His project will be the first of many steps to reduce the incidence of tuberculosis in humans and animals. His success will be important as the BCG vaccination against tuberculosis given to us at age 12 is only effective for about ten years. In terms of treatment, long term administration of antibiotics has been the only strategy to treat human patients, while livestock that is tuberculosis positive is culled as a practice in Malaysia. Both of these strategies are very costly. Annas hopes to learn more advanced ways of researching probiotics, during his attachment.  

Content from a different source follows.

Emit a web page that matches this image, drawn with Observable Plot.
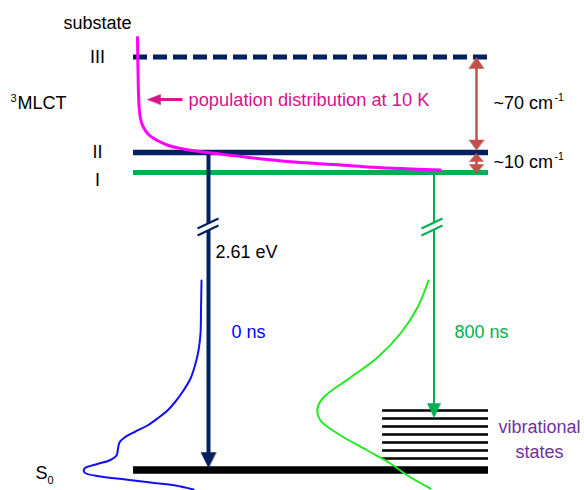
<!DOCTYPE html>
<html><head><meta charset="utf-8">
<script src="https://cdn.jsdelivr.net/npm/d3@7"></script>
<script src="https://cdn.jsdelivr.net/npm/@observablehq/plot@0.6"></script>
<style>body{margin:0;background:#fff} svg{display:block}</style>
</head><body><div id="chart"></div>
<script>
// Diagram coordinate frame: x to the right, y downward (energy-level diagram)
const NAVY = "#002060", GREEN = "#00B050", RED = "#C0504D", PURPLE = "#7030A0";

// Energy levels
const levelNames = ["III", "II", "I", "S0"];
const levelY     = [56.5, 152, 172, 469.5];
const levelColor = [NAVY, NAVY, GREEN, "#000000"];
const levelWidth = [5, 5.5, 5, 7.5];
const levelX     = [133, 488];

// Vibrational states of S0
const vibY = [410, 418, 426, 434, 442, 450, 458];
const vibX = [382, 488];

// Population distribution at 10 K (magenta)
const popX = [137, 137.5, 138.5, 140, 143, 149, 157, 168, 183, 207, 233, 267, 300, 333, 367, 400, 440];
const popY = [37, 70, 105, 118, 127, 135, 140, 145, 148.5, 152, 155, 159, 162, 164, 166.5, 168, 169.5];

// Emission spectrum at 0 ns (blue)
const blueX = [201, 200.5, 200, 198, 195, 190, 183, 175, 167, 157, 147, 135, 124, 119, 117.5, 116, 110, 97, 84, 84, 100, 125, 150, 175, 193];
const blueY = [280, 310, 333, 350, 363, 378, 390, 401, 410, 418, 425, 431, 437, 442, 448, 455, 459.5, 463.5, 468, 472, 476, 479, 482, 485, 489];

// Emission spectrum at 800 ns (green)
const grnX = [428, 417, 400, 377, 350, 323, 317, 320, 337, 367, 390, 407, 430];
const grnY = [280, 307, 333, 357, 377, 397, 408, 420, 433, 450, 463, 475, 488];

// Arrows: shaft (x1,y1,x2,y2), colour, width
const arrows = [
  {x1: 208, y1: 152, x2: 208, y2: 453, c: NAVY, w: 4},
  {x1: 433.5, y1: 172, x2: 433.5, y2: 405, c: GREEN, w: 2},
  {x1: 476, y1: 66, x2: 476, y2: 141, c: RED, w: 2.5},
  {x1: 476, y1: 158, x2: 476, y2: 166, c: RED, w: 2.5},
  {x1: 182, y1: 99, x2: 158, y2: 99, c: "#D6168C", w: 3}
];
// Arrowheads: tip, direction (dx,dy), length, width
const heads = [
  {x: 208, y: 467, dx: 0, dy: 1, len: 15, wid: 15, c: NAVY},
  {x: 433.5, y: 417, dx: 0, dy: 1, len: 14, wid: 13, c: GREEN},
  {x: 476, y: 57, dx: 0, dy: -1, len: 11, wid: 15, c: RED},
  {x: 476, y: 149.5, dx: 0, dy: 1, len: 10, wid: 15, c: RED},
  {x: 476, y: 153, dx: 0, dy: -1, len: 8, wid: 14, c: RED},
  {x: 476, y: 173, dx: 0, dy: 1, len: 9, wid: 14, c: RED},
  {x: 147, y: 99, dx: -1, dy: 0, len: 13, wid: 10, c: "#D6168C"}
];
const headPts = heads.flatMap((h, i) => {
  const bx = h.x - h.dx * h.len, by = h.y - h.dy * h.len;
  const px = -h.dy * h.wid / 2, py = h.dx * h.wid / 2;
  return [
    {id: i, x: h.x, y: h.y, c: h.c},
    {id: i, x: bx + px, y: by + py, c: h.c},
    {id: i, x: bx - px, y: by - py, c: h.c}
  ];
});

// Axis-break marks on the two transition arrows
const breaks = [
  {x: 208, top: 223, bot: 229.5, c: NAVY, x1: 197, x2: 218},
  {x: 433.5, top: 222.5, bot: 228.5, c: GREEN, x1: 421, x2: 442}
];
const slashes = breaks.flatMap(b => [
  {x1: b.x1, y1: 228, x2: b.x2, y2: 218, c: b.c},
  {x1: b.x1, y1: 235, x2: b.x2, y2: 225, c: b.c}
]);

// Texts (y = baseline)
const labels = [
  {t: "substate", x: 63, y: 28, c: "#000", s: 18, a: "start"},
  {t: "MLCT", x: 17, y: 108, c: "#000", s: 18, a: "start"},
  {t: "population distribution at 10 K", x: 188, y: 105, c: "#D4148C", s: 18.3, a: "start"},
  {t: "~70 cm", x: 493, y: 108, c: "#000", s: 18, a: "start"},
  {t: "~10 cm", x: 493, y: 167, c: "#000", s: 18, a: "start"},
  {t: "2.61 eV", x: 215, y: 257, c: "#000", s: 18, a: "start"},
  {t: "0 ns", x: 231, y: 337, c: "#0000FF", s: 18, a: "start"},
  {t: "800 ns", x: 454, y: 337, c: GREEN, s: 18, a: "start"},
  {t: "S", x: 35, y: 478, c: "#000", s: 18, a: "start"},
  {t: "3", x: 10, y: 101, c: "#000", s: 11, a: "start"},
  {t: "-1", x: 554, y: 100, c: "#000", s: 10.5, a: "start"},
  {t: "-1", x: 554, y: 159, c: "#000", s: 10.5, a: "start"},
  {t: "0", x: 47, y: 483, c: "#000", s: 11, a: "start"}
];
const centered = [
  {t: "III", x: 97, y: 62.5},
  {t: "II", x: 97, y: 157.5},
  {t: "I", x: 97, y: 185},
  {t: "vibrational", x: 539, y: 432, c: PURPLE},
  {t: "states", x: 539, y: 457.5, c: PURPLE}
];

const levels = levelNames.map((n, i) => ({n, y: levelY[i], c: levelColor[i], w: levelWidth[i]}));
const toPts = (xs, ys) => xs.map((x, i) => ({x, y: ys[i]}));
const font = "'Liberation Sans', Arial, sans-serif";

const chart = Plot.plot({
  width: 584, height: 490, margin: 0,
  x: {domain: [0, 584], axis: null},
  y: {domain: [490, 0], axis: null},
  style: {background: "#fff", fontFamily: font},
  marks: [
    Plot.ruleY(levels.filter(d => d.n !== "III"), {y: "y", x1: levelX[0], x2: levelX[1], stroke: "c", strokeWidth: "w"}),
    Plot.ruleY(levels.filter(d => d.n === "III"), {y: "y", x1: levelX[0], x2: levelX[1], stroke: "c", strokeWidth: "w", strokeDasharray: "14,6"}),
    Plot.ruleY(vibY, {y: d => d, x1: vibX[0], x2: vibX[1], stroke: "#000", strokeWidth: 2.6}),
    Plot.link(arrows, {x1: "x1", y1: "y1", x2: "x2", y2: "y2", stroke: "c", strokeWidth: "w"}),
    Plot.line(headPts, {x: "x", y: "y", z: "id", fill: "c", stroke: "c", strokeWidth: 0.5, curve: "linear-closed"}),
    Plot.link(breaks, {x1: "x", y1: "top", x2: "x", y2: "bot", stroke: "#fff", strokeWidth: 6}),
    Plot.link(slashes, {x1: "x1", y1: "y1", x2: "x2", y2: "y2", stroke: "c", strokeWidth: 2}),
    Plot.line(toPts(popX, popY), {x: "x", y: "y", stroke: "#FF00FF", strokeWidth: 3, curve: "catmull-rom"}),
    Plot.line(toPts(blueX, blueY), {x: "x", y: "y", stroke: "#1010F0", strokeWidth: 2, curve: "catmull-rom"}),
    Plot.line(toPts(grnX, grnY), {x: "x", y: "y", stroke: "#22E822", strokeWidth: 2, curve: "catmull-rom"}),
    Plot.text(labels, {x: "x", y: "y", text: "t", fill: "c", fontSize: "s", textAnchor: "start", lineAnchor: "bottom"}),
    Plot.text(centered, {x: "x", y: "y", text: "t", fill: d => d.c || "#000", fontSize: 18, textAnchor: "middle", lineAnchor: "bottom"})
  ]
});
document.getElementById("chart").appendChild(chart);
</script>
</body></html>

From more efficient batteries for electric vehicles to cutting-edge approaches to reduce emissions that cause global warming; to guidelines that will help firms adapt to global economic trends, ongoing work by young researchers in Malaysia could be instrumental to help our nation gear up for the coming era. 
Space Research

Researcher Nur Adlyka Ainul Annuar, 31 has certainly been thinking out of illusory confinement, with her proposal to study the supermassive black holes in our nearby galaxies. Adlyka hopes to find out how they are behaving as this could shed some light on the future of the supermassive black hole lying dormant in our galaxy. In particular, Adlyka is concerned that it will one day wake up, as it certainly can, and then what would become of our galaxy and planet?
In case you thought black holes have no impact whatsoever on our lives, our GPS system uses black holes as reference points to help us find our location and navigate to our destination. Wi-Fi too, would apparently not be possible without early research into the signals emitted from black holes.

As an astrophysicist and lecturer at the Department of Applied Physics in Universiti Kebangsaan Malaysia, Adlyka wants to increase Malaysia’s capacity in space science research which is currently limited.

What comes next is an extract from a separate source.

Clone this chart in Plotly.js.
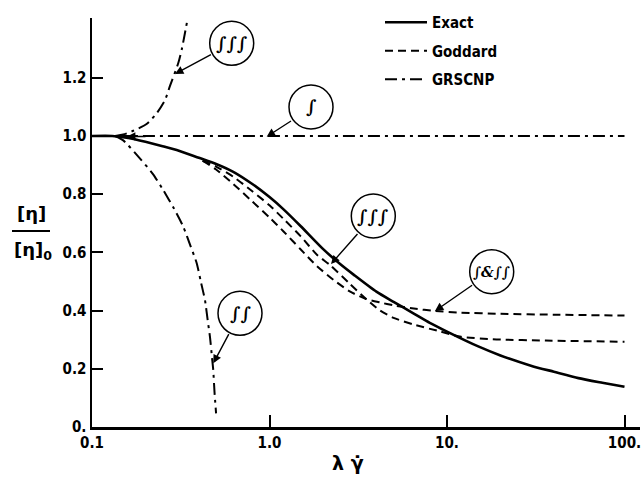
<!DOCTYPE html>
<html>
<head>
<meta charset="utf-8">
<script src="https://cdn.plot.ly/plotly-3.0.1.min.js"></script>
<style>html,body{margin:0;padding:0;background:#fff;}#chart{width:644px;height:478px;}</style>
</head>
<body>
<div id="chart"></div>
<script>
// Exact solution
const exactX = [0.1, 0.13, 0.16, 0.2, 0.25, 0.3, 0.4, 0.5, 0.625, 0.8, 1.0, 1.2, 1.5, 2.0, 2.5, 3.0, 4.0, 5.0, 6.5, 8.0, 10, 15, 20, 30, 40, 55, 75, 100];
const exactY = [1.0, 1.0, 0.993, 0.98, 0.965, 0.952, 0.925, 0.904, 0.877, 0.835, 0.79, 0.748, 0.69, 0.612, 0.56, 0.522, 0.465, 0.43, 0.39, 0.358, 0.328, 0.277, 0.246, 0.21, 0.19, 0.168, 0.152, 0.138];
// Goddard, ∫&∫∫ (upper plateau)
const goddardAX = [0.42, 0.5, 0.625, 0.8, 1.0, 1.2, 1.5, 1.85, 2.3, 2.85, 3.5, 4.2, 5, 6.5, 8.5, 12, 20, 40, 100];
const goddardAY = [0.915, 0.885, 0.835, 0.775, 0.72, 0.672, 0.61, 0.553, 0.505, 0.465, 0.44, 0.428, 0.418, 0.407, 0.399, 0.393, 0.389, 0.386, 0.383];
// Goddard, ∫∫∫ (lower plateau)
const goddardBX = [0.42, 0.5, 0.625, 0.8, 1.0, 1.2, 1.5, 1.85, 2.2, 2.8, 3.5, 4.2, 5, 6.5, 8.8, 12, 19, 36, 100];
const goddardBY = [0.915, 0.895, 0.86, 0.81, 0.762, 0.715, 0.655, 0.592, 0.556, 0.495, 0.44, 0.40, 0.375, 0.352, 0.331, 0.31, 0.301, 0.297, 0.293];
// GRSCNP ∫
const grs1X = [0.14, 100];
const grs1Y = [1.0, 1.0];
// GRSCNP ∫∫
const grs2X = [0.135, 0.15, 0.186, 0.22, 0.252, 0.29, 0.327, 0.36, 0.389, 0.41, 0.433, 0.45, 0.462, 0.475, 0.482, 0.49, 0.5];
const grs2Y = [1.0, 0.985, 0.923, 0.87, 0.814, 0.75, 0.688, 0.62, 0.563, 0.5, 0.436, 0.36, 0.31, 0.235, 0.196, 0.12, 0.047];
// GRSCNP ∫∫∫
const grs3X = [0.135, 0.15, 0.171, 0.203, 0.2315, 0.258, 0.275, 0.306, 0.32, 0.346];
const grs3Y = [1.0, 1.005, 1.018, 1.041, 1.078, 1.124, 1.172, 1.25, 1.296, 1.404];

const xTickVals = [0.1, 1, 10, 100];
const xTickText = ['0.1', '1.0', '10.', '100.'];
const yTickVals = [0, 0.2, 0.4, 0.6, 0.8, 1.0, 1.2];
const yTickText = ['0.', '0.2', '0.4', '0.6', '0.8', '1.0', '1.2'];

const labelFont = 'DejaVu Sans Condensed, DejaVu Sans, sans-serif';
const DASHDOT = '12px,5px,3px,5px';
const SM = {shape: 'spline', smoothing: 0.6};

const traces = [
  {x: exactX, y: exactY, name: 'Exact', mode: 'lines', line: Object.assign({color: '#000', width: 2.6}, SM), legendgroup: 'a'},
  {x: goddardAX, y: goddardAY, name: 'Goddard', mode: 'lines', line: Object.assign({color: '#000', width: 2, dash: '8px,5px'}, SM), legendgroup: 'b'},
  {x: goddardBX, y: goddardBY, name: 'Goddard', mode: 'lines', line: Object.assign({color: '#000', width: 2, dash: '8px,5px'}, SM), legendgroup: 'b', showlegend: false},
  {x: grs1X, y: grs1Y, name: 'GRSCNP', mode: 'lines', line: {color: '#000', width: 2, dash: DASHDOT}, legendgroup: 'c'},
  {x: grs2X, y: grs2Y, name: 'GRSCNP', mode: 'lines', line: Object.assign({color: '#000', width: 2, dash: DASHDOT}, SM), legendgroup: 'c', showlegend: false},
  {x: grs3X, y: grs3Y, name: 'GRSCNP', mode: 'lines', line: Object.assign({color: '#000', width: 2, dash: DASHDOT}, SM), legendgroup: 'c', showlegend: false}
];

// helpers: pixel -> paper
const L = 92, T = 18, W = 548, H = 409;
const px = v => (v - L) / W;
const py = v => (T + H - v) / H;

const circles = [
  {cx: 231.7, cy: 43.3, t: '∫∫∫', s: 18},
  {cx: 311, cy: 107, t: '∫', s: 18},
  {cx: 373.3, cy: 216, t: '∫∫∫', s: 18},
  {cx: 491.7, cy: 271.7, t: '∫&amp;∫∫', s: 14},
  {cx: 240, cy: 313.3, t: '∫∫', s: 18}
];
const arrows = [
  {tx: 175, ty: 74, ax: 37.4, ay: -20.2},
  {tx: 266.7, ty: 136.7, ax: 25.8, ay: -16.7},
  {tx: 127, ty: 136.5, ax: 20, ay: 0},
  {tx: 331, ty: 264, ax: 27.8, ay: -31.5},
  {tx: 435, ty: 311, ax: 38.6, ay: -26.8},
  {tx: 213.3, ty: 363.3, ax: 16.3, ay: -30.6}
];

const shapes = circles.map(c => ({
  type: 'circle', xref: 'paper', yref: 'paper', xsizemode: 'pixel', ysizemode: 'pixel',
  xanchor: px(c.cx), yanchor: py(c.cy), x0: -22, x1: 22, y0: -22, y1: 22,
  line: {color: '#000', width: 1.5}
}));
shapes.push({type: 'line', xref: 'paper', yref: 'paper', x0: px(12), x1: px(50), y0: py(231), y1: py(231), line: {color: '#000', width: 2}});

const annotations = circles.map(c => ({
  xref: 'paper', yref: 'paper', x: px(c.cx), y: py(c.cy), text: '<b><i>' + c.t + '</i></b>', showarrow: false,
  font: {family: 'DejaVu Serif, serif', size: c.s, color: '#000'}, xanchor: 'center', yanchor: 'middle'
})).concat(arrows.map(a => ({
  xref: 'paper', yref: 'paper', x: px(a.tx), y: py(a.ty), ax: a.ax, ay: a.ay, text: '', showarrow: true,
  arrowhead: 2, arrowsize: 1.2, arrowwidth: 1.4, arrowcolor: '#000'
}))).concat([
  {xref: 'paper', yref: 'paper', x: px(31), y: py(213), text: '<b>[η]</b>', showarrow: false,
   font: {family: 'DejaVu Sans, sans-serif', size: 18, color: '#000'}, xanchor: 'center', yanchor: 'middle'},
  {xref: 'paper', yref: 'paper', x: px(33), y: py(251), text: '<b>[η]<sub>0</sub></b>', showarrow: false,
   font: {family: 'DejaVu Sans, sans-serif', size: 18, color: '#000'}, xanchor: 'center', yanchor: 'middle'},
  {xref: 'paper', yref: 'paper', x: px(348), y: py(463), text: '<b>λ γ̇</b>', showarrow: false,
   font: {family: 'DejaVu Sans, sans-serif', size: 19, color: '#000'}, xanchor: 'center', yanchor: 'middle'}
]);

const layout = {
  width: 644, height: 478,
  margin: {l: L, r: 644 - L - W, t: T, b: 478 - T - H},
  paper_bgcolor: '#fff', plot_bgcolor: '#fff',
  font: {family: labelFont, color: '#000', size: 15},
  showlegend: true,
  legend: {
    x: px(380), y: py(6), xanchor: 'left', yanchor: 'top',
    bgcolor: 'rgba(0,0,0,0)', borderwidth: 0,
    traceorder: 'grouped', tracegroupgap: 6, itemwidth: 42,
    font: {family: labelFont, size: 15, color: '#000', weight: 'bold'}
  },
  xaxis: {
    type: 'log', range: [-1, -1 + W / 177.5],
    showgrid: false, zeroline: false, showline: true, linecolor: '#000', linewidth: 2.5,
    ticks: 'inside', ticklen: 12, tickwidth: 2, tickcolor: '#000',
    tickvals: xTickVals, ticktext: xTickText,
    tickfont: {family: labelFont, size: 15, color: '#000', weight: 'bold'}
  },
  yaxis: {
    range: [0, H / 291],
    showgrid: false, zeroline: false, showline: true, linecolor: '#000', linewidth: 2.5,
    ticks: 'inside', ticklen: 11, tickwidth: 2, tickcolor: '#000',
    tickvals: yTickVals, ticktext: yTickText,
    tickfont: {family: labelFont, size: 15, color: '#000', weight: 'bold'}
  },
  shapes: shapes,
  annotations: annotations
};

Plotly.newPlot('chart', traces, layout, {staticPlot: true, displayModeBar: false});
</script>
</body>
</html>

The technique or technology used for this research can then be transferred for other uses in our country, for instance, for national security. She would also have opened doors to network with the prestigious institution she interns at and be able to train others with her knowledge gained. 
Sustainable Energy Planning

Purusothmn Nair, 27 is a PhD student from the University of Nottingham, Malaysia who is very passionate about sustainable energy planning via negative emissions technologies (NETs).

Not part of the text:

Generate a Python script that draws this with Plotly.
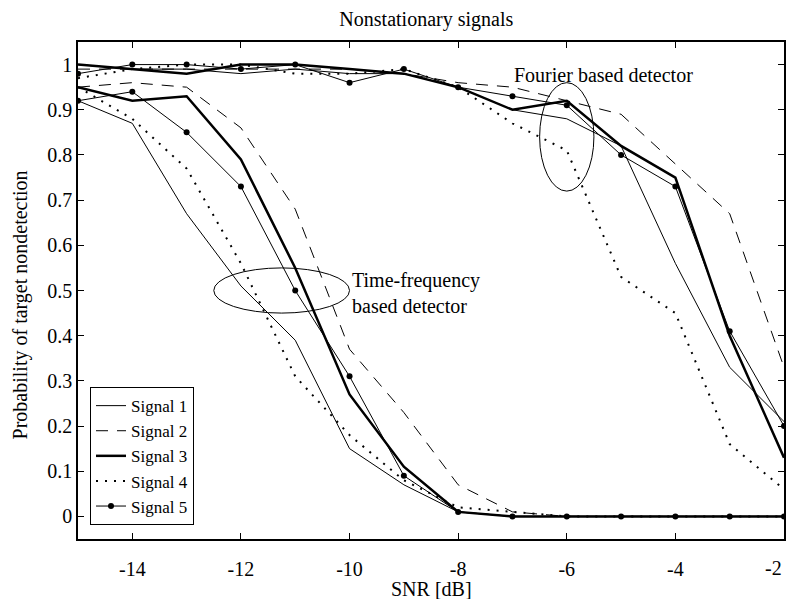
import plotly.graph_objects as go

snr = [-15, -14, -13, -12, -11, -10, -9, -8, -7, -6, -5, -4, -3, -2]
x_ticks = [-14, -12, -10, -8, -6, -4, -2]
x_ticklabels = ["-14", "-12", "-10", "-8", "-6", "-4", "-2"]
y_ticks = [0, 0.1, 0.2, 0.3, 0.4, 0.5, 0.6, 0.7, 0.8, 0.9, 1]
y_ticklabels = ["0", "0.1", "0.2", "0.3", "0.4", "0.5", "0.6", "0.7", "0.8", "0.9", "1"]

# Time-frequency based detector
s1_tf = [0.92, 0.87, 0.67, 0.51, 0.39, 0.15, 0.07, 0.01, 0, 0, 0, 0, 0, 0]
s2_tf = [0.95, 0.96, 0.95, 0.86, 0.68, 0.37, 0.23, 0.07, 0.01, 0, 0, 0, 0, 0]
s3_tf = [0.95, 0.92, 0.93, 0.79, 0.55, 0.27, 0.11, 0.01, 0, 0, 0, 0, 0, 0]
s4_tf = [0.95, 0.88, 0.77, 0.56, 0.31, 0.18, 0.08, 0.02, 0.01, 0, 0, 0, 0, 0]
s5_tf = [0.92, 0.94, 0.85, 0.73, 0.50, 0.31, 0.09, 0.01, 0, 0, 0, 0, 0, 0]

# Fourier based detector
s1_f = [1.0, 0.99, 0.99, 0.98, 0.99, 0.98, 0.98, 0.95, 0.90, 0.88, 0.82, 0.56, 0.33, 0.21]
s2_f = [0.99, 0.99, 0.99, 0.99, 0.99, 0.99, 0.98, 0.96, 0.95, 0.92, 0.89, 0.78, 0.67, 0.33]
s3_f = [1.0, 0.99, 0.98, 1.0, 1.0, 0.99, 0.98, 0.95, 0.90, 0.92, 0.82, 0.75, 0.40, 0.13]
s4_f = [0.97, 0.99, 1.0, 1.0, 0.98, 0.98, 0.99, 0.95, 0.87, 0.81, 0.53, 0.45, 0.16, 0.06]
s5_f = [0.98, 1.0, 1.0, 0.99, 1.0, 0.96, 0.99, 0.95, 0.93, 0.91, 0.80, 0.73, 0.41, 0.20]

names = ["Signal 1", "Signal 2", "Signal 3", "Signal 4", "Signal 5"]
tf_series = [s1_tf, s2_tf, s3_tf, s4_tf, s5_tf]
f_series = [s1_f, s2_f, s3_f, s4_f, s5_f]

FONT = "Liberation Serif"
FS = 20
styles = [
    dict(line=dict(color="black", width=1), mode="lines"),
    dict(line=dict(color="black", width=1, dash="12px,9px"), mode="lines"),
    dict(line=dict(color="black", width=2.5), mode="lines"),
    dict(line=dict(color="black", width=2, dash="2px,7px"), mode="lines"),
    dict(line=dict(color="black", width=1), mode="lines+markers",
         marker=dict(symbol="circle", size=6, color="black")),
]

fig = go.Figure()
for name, tf, fo, st in zip(names, tf_series, f_series, styles):
    fig.add_trace(go.Scatter(x=snr, y=tf, name=name, legendgroup=name,
                             showlegend=True, **st))
    fig.add_trace(go.Scatter(x=snr, y=fo, name=name, legendgroup=name,
                             showlegend=False, **st))

# ellipses
fig.add_shape(type="circle", xref="x", yref="y", x0=-6.5, x1=-5.5, y0=0.72, y1=0.96,
              line=dict(color="black", width=1))
fig.add_shape(type="circle", xref="x", yref="y", x0=-12.5, x1=-10.0, y0=0.45, y1=0.55,
              line=dict(color="black", width=1))

fig.add_annotation(x=-7.0, y=0.976, xref="x", yref="y", text="Fourier based detector",
                   showarrow=False, xanchor="left", yanchor="middle",
                   font=dict(family=FONT, size=FS, color="black"))
fig.add_annotation(x=-10.0, y=0.495, xref="x", yref="y", text="Time-frequency<br>based detector",
                   showarrow=False, xanchor="left", yanchor="middle", align="left",
                   font=dict(family=FONT, size=FS, color="black"))

# y-axis title
fig.add_annotation(x=0, xref="paper", xshift=-58, y=0.47, yref="paper",
                   text="Probability of target nondetection", textangle=-90,
                   showarrow=False, xanchor="center", yanchor="middle",
                   font=dict(family=FONT, size=FS, color="black"))

# x-axis title
fig.add_annotation(x=0.5, xref="paper", y=0, yref="paper", yshift=-50,
                   text="SNR [dB]", showarrow=False, xanchor="center", yanchor="middle",
                   font=dict(family=FONT, size=FS, color="black"))

# last x tick label sits at the right edge: right-align it so it stays inside
shown_labels = x_ticklabels[:-1] + [""]
fig.add_annotation(x=x_ticks[-1], xref="x", y=0, yref="paper", yshift=-29,
                   text=x_ticklabels[-1], showarrow=False, xanchor="right", yanchor="middle",
                   font=dict(family=FONT, size=FS, color="black"))

axis_common = dict(showline=True, linecolor="black", linewidth=1.5, mirror="ticks",
                   ticks="inside", ticklen=6, tickcolor="black", tickwidth=1,
                   showgrid=False, zeroline=False,
                   tickfont=dict(family=FONT, size=FS, color="black"))

fig.update_xaxes(range=[-15, -2], tickvals=x_ticks, ticktext=shown_labels,
                 ticklabelstandoff=11, **axis_common)
fig.update_yaxes(range=[-0.05, 1.05], tickvals=y_ticks, ticktext=y_ticklabels,
                 **axis_common)

fig.update_layout(
    width=788, height=599,
    margin=dict(l=78, r=2, t=42, b=60),
    paper_bgcolor="white", plot_bgcolor="white",
    title=dict(text="Nonstationary signals", x=0.541, xanchor="center", y=0.968, yanchor="middle",
               font=dict(family=FONT, size=FS, color="black")),
    font=dict(family=FONT, color="black"),
    showlegend=True,
    legend=dict(x=0.017, y=0.028, xanchor="left", yanchor="bottom",
                bgcolor="white", bordercolor="black", borderwidth=1,
                font=dict(family=FONT, size=17, color="black"),
                tracegroupgap=0, itemwidth=30),
)

fig.write_html("out.html", config={"displayModeBar": False},
               post_script="document.body.style.margin='0';document.body.style.overflow='hidden';")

NETs focus on removing greenhouse gases (GHG) from the air. They are helpful to offset historical emissions and to offset emissions from sectors that are hard to decarbonise, such as the transportation and agricultural sector. NETs is also an important technology to use alongside renewable energy resources, as some GHG emissions occur during renewable energy production.

As signatories to the Paris agreement to reduce our impact on climate change, Malaysia has committed to reduce its GHG emissions intensity by 45% by 2030, relative to emissions in 2005. Purusothmn would like to learn the best carbon emission reduction strategies and sustainable energy planning that can be adopted by various industries to help Malaysia fulfil its pledge to the Paris agreement.
Freddy Tan Kheng Suan, 35, is a senior lecturer at the Asia Pacific University of Technology and Innovation. He too wants to help Malaysia reduce its carbon dioxide emissions, but more importantly, to become the first in the world to overcome the design challenges of current on-board chargers in electric vehicles.

Freddy wants to design a next-generation on-board charger using Wide Bandgap Technology, which will halve its current size, can avoid overheating issues, has a higher charging speed and is able to increase the overall reliability and efficiency of the system. This could be significant as the Bloomberg New Energy Finances reports that we would see global sales of zero-emission cars rising from 4% of the market in 2020 to 70% by 2040.

Already, 20 countries worldwide have begun to phase out vehicles powered by fossil fuels. Freddy is currently leading a team that has conducted part of the research work. The attachment will help him learn the design principles that could make Malaysia a pioneer in this technology.